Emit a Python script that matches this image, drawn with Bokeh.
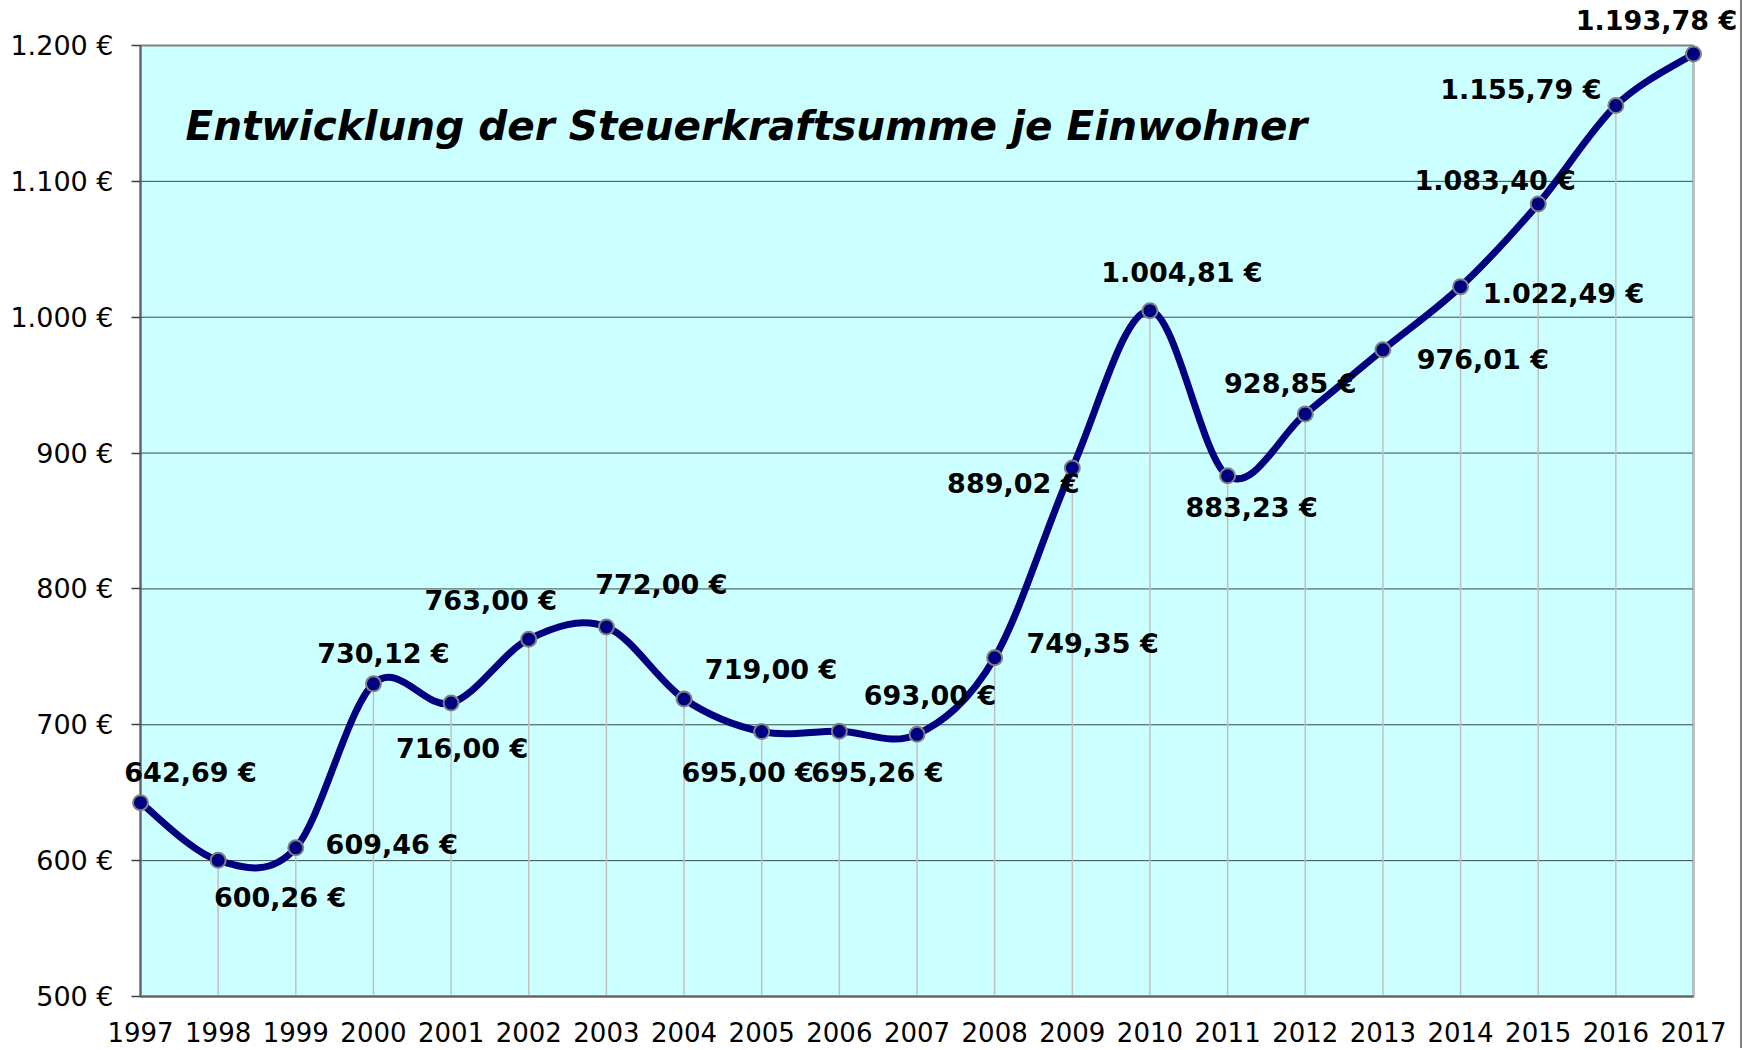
from bokeh.plotting import figure
from bokeh.models import Label, FixedTicker, Range1d
from bokeh.embed import file_html
from bokeh.resources import INLINE

years = list(range(1997, 2018))
values = [642.69, 600.26, 609.46, 730.12, 716.00, 763.00, 772.00, 719.00, 695.00,
          695.26, 693.00, 749.35, 889.02, 1004.81, 883.23, 928.85, 976.01, 1022.49,
          1083.40, 1155.79, 1193.78]
y_ticks = [500, 600, 700, 800, 900, 1000, 1100, 1200]
y_tick_labels = ["500 €", "600 €", "700 €", "800 €", "900 €", "1.000 €", "1.100 €", "1.200 €"]
x_tick_labels = [str(y) for y in years]
title_text = "Entwicklung der Steuerkraftsumme je Einwohner"

# label placement (screen px, right / down)
label_dx = [50, 62, 96, 10, 11, -38, 55, 87, -14, 38, 13, 98, -59, 32, 24, -15, 100, 103, -43, -95, -37]
label_dy = [-30, 37, -3, -30, 45, -39, -42, -29, 41, 41, -39, -14, 16, -38, 32, -30, 10, 7, -23, -16, -33]


def de_fmt(v):
    s = f"{v:,.2f}"
    return s.replace(",", "X").replace(".", ",").replace("X", ".") + " €"


value_labels = [de_fmt(v) for v in values]

# canvas / plot-area geometry (pixels)
W, H = 1742, 1048
AREA_L, AREA_R, AREA_T, AREA_B = 140, 1693, 45, 996
x0, x1 = years[0], years[-1]
y0, y1 = y_ticks[0], y_ticks[-1]
sx = (AREA_R - AREA_L) / (x1 - x0)
sy = (AREA_B - AREA_T) / (y1 - y0)
x_range = Range1d(x0 - AREA_L / sx, x1 + (W - AREA_R) / sx)
y_range = Range1d(y0 - (H - AREA_B) / sy, y1 + AREA_T / sy)

p = figure(width=W, height=H, output_backend="svg", toolbar_location=None,
           x_range=x_range, y_range=y_range, min_border=0, title=None)
p.styles = {"border-right": "2px solid #808080"}
p.background_fill_color = "white"
p.border_fill_color = "white"
p.outline_line_color = None

# plot area
p.quad(left=[x0], right=[x1], bottom=[y0], top=[y1], fill_color="#CCFFFF",
       line_color="#808080", line_width=2)

# horizontal grid lines
p.segment(x0=[x0] * len(y_ticks[1:-1]), y0=y_ticks[1:-1], x1=[x1] * len(y_ticks[1:-1]),
          y1=y_ticks[1:-1], line_color="#3a4a4a", line_width=1)

# axes
p.yaxis.fixed_location = x0
p.xaxis.fixed_location = y0
p.yaxis.bounds = (y0, y1)
p.xaxis.bounds = (x0, x1)
p.yaxis.ticker = FixedTicker(ticks=y_ticks)
p.yaxis.major_label_overrides = {t: l for t, l in zip(y_ticks, y_tick_labels)}
p.xaxis.ticker = FixedTicker(ticks=years)
p.xaxis.major_label_overrides = {y: l for y, l in zip(years, x_tick_labels)}
for ax in (p.xaxis, p.yaxis):
    ax.axis_line_color = "#606060"
    ax.axis_line_width = 2
    ax.major_label_text_font = "DejaVu Sans"
    ax.major_label_text_color = "black"
    ax.minor_tick_line_color = None
p.xaxis.major_label_text_font_size = "26px"
p.yaxis.major_label_text_font_size = "27px"
p.yaxis.major_tick_in = 0
p.yaxis.major_tick_out = 9
p.yaxis.major_tick_line_color = "#404040"
p.yaxis.major_tick_line_width = 1.5
p.yaxis.major_label_standoff = 18
p.xaxis.major_tick_line_color = None
p.xaxis.major_label_standoff = 19
p.xgrid.grid_line_color = None
p.ygrid.grid_line_color = None

# drop lines
p.segment(x0=years, y0=[y0] * len(years), x1=years, y1=values,
          line_color="#C0C0C0", line_width=1.5)

# smoothed line (Catmull-Rom style bezier through the data points)
n = len(years)
bx0, by0, bx1, by1, cx0s, cy0s, cx1s, cy1s = [], [], [], [], [], [], [], []
for i in range(n - 1):
    im1 = max(i - 1, 0)
    ip2 = min(i + 2, n - 1)
    bx0.append(years[i]); by0.append(values[i])
    bx1.append(years[i + 1]); by1.append(values[i + 1])
    cx0s.append(years[i] + (years[i + 1] - years[im1]) / 6)
    cy0s.append(values[i] + (values[i + 1] - values[im1]) / 6)
    cx1s.append(years[i + 1] - (years[ip2] - years[i]) / 6)
    cy1s.append(values[i + 1] - (values[ip2] - values[i]) / 6)
p.bezier(x0=bx0, y0=by0, x1=bx1, y1=by1, cx0=cx0s, cy0=cy0s, cx1=cx1s, cy1=cy1s,
         line_color="#000080", line_width=7, line_cap="round")

p.scatter(x=years, y=values, size=15, fill_color="#000080", line_color="#808080", line_width=2,
          level="overlay")

for yr, v, t, dx, dy in zip(years, values, value_labels, label_dx, label_dy):
    p.add_layout(Label(x=yr, y=v, text=t, x_offset=dx, y_offset=-dy,
                       text_align="center", text_baseline="middle",
                       text_font="DejaVu Sans", text_font_style="bold",
                       text_font_size="27px", text_color="black", level="overlay"))

p.add_layout(Label(x=x0 + 45 / sx, y=y1 - 80 / sy, text=title_text, text_align="left",
                   text_baseline="middle", text_font="DejaVu Sans", text_font_style="bold italic",
                   text_font_size="40.5px", text_color="black"))

open("out.html", "w").write(file_html(p, INLINE))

- **Requirements**: Give back exactly the lines from the first line of the data through the line with "p.outline_line_color = None", pictures excluded.

- **In response**:
Emit a Python script that matches this image, drawn with Bokeh.
from bokeh.plotting import figure
from bokeh.models import Label, FixedTicker, Range1d
from bokeh.embed import file_html
from bokeh.resources import INLINE

years = list(range(1997, 2018))
values = [642.69, 600.26, 609.46, 730.12, 716.00, 763.00, 772.00, 719.00, 695.00,
          695.26, 693.00, 749.35, 889.02, 1004.81, 883.23, 928.85, 976.01, 1022.49,
          1083.40, 1155.79, 1193.78]
y_ticks = [500, 600, 700, 800, 900, 1000, 1100, 1200]
y_tick_labels = ["500 €", "600 €", "700 €", "800 €", "900 €", "1.000 €", "1.100 €", "1.200 €"]
x_tick_labels = [str(y) for y in years]
title_text = "Entwicklung der Steuerkraftsumme je Einwohner"

# label placement (screen px, right / down)
label_dx = [50, 62, 96, 10, 11, -38, 55, 87, -14, 38, 13, 98, -59, 32, 24, -15, 100, 103, -43, -95, -37]
label_dy = [-30, 37, -3, -30, 45, -39, -42, -29, 41, 41, -39, -14, 16, -38, 32, -30, 10, 7, -23, -16, -33]


def de_fmt(v):
    s = f"{v:,.2f}"
    return s.replace(",", "X").replace(".", ",").replace("X", ".") + " €"


value_labels = [de_fmt(v) for v in values]

# canvas / plot-area geometry (pixels)
W, H = 1742, 1048
AREA_L, AREA_R, AREA_T, AREA_B = 140, 1693, 45, 996
x0, x1 = years[0], years[-1]
y0, y1 = y_ticks[0], y_ticks[-1]
sx = (AREA_R - AREA_L) / (x1 - x0)
sy = (AREA_B - AREA_T) / (y1 - y0)
x_range = Range1d(x0 - AREA_L / sx, x1 + (W - AREA_R) / sx)
y_range = Range1d(y0 - (H - AREA_B) / sy, y1 + AREA_T / sy)

p = figure(width=W, height=H, output_backend="svg", toolbar_location=None,
           x_range=x_range, y_range=y_range, min_border=0, title=None)
p.styles = {"border-right": "2px solid #808080"}
p.background_fill_color = "white"
p.border_fill_color = "white"
p.outline_line_color = None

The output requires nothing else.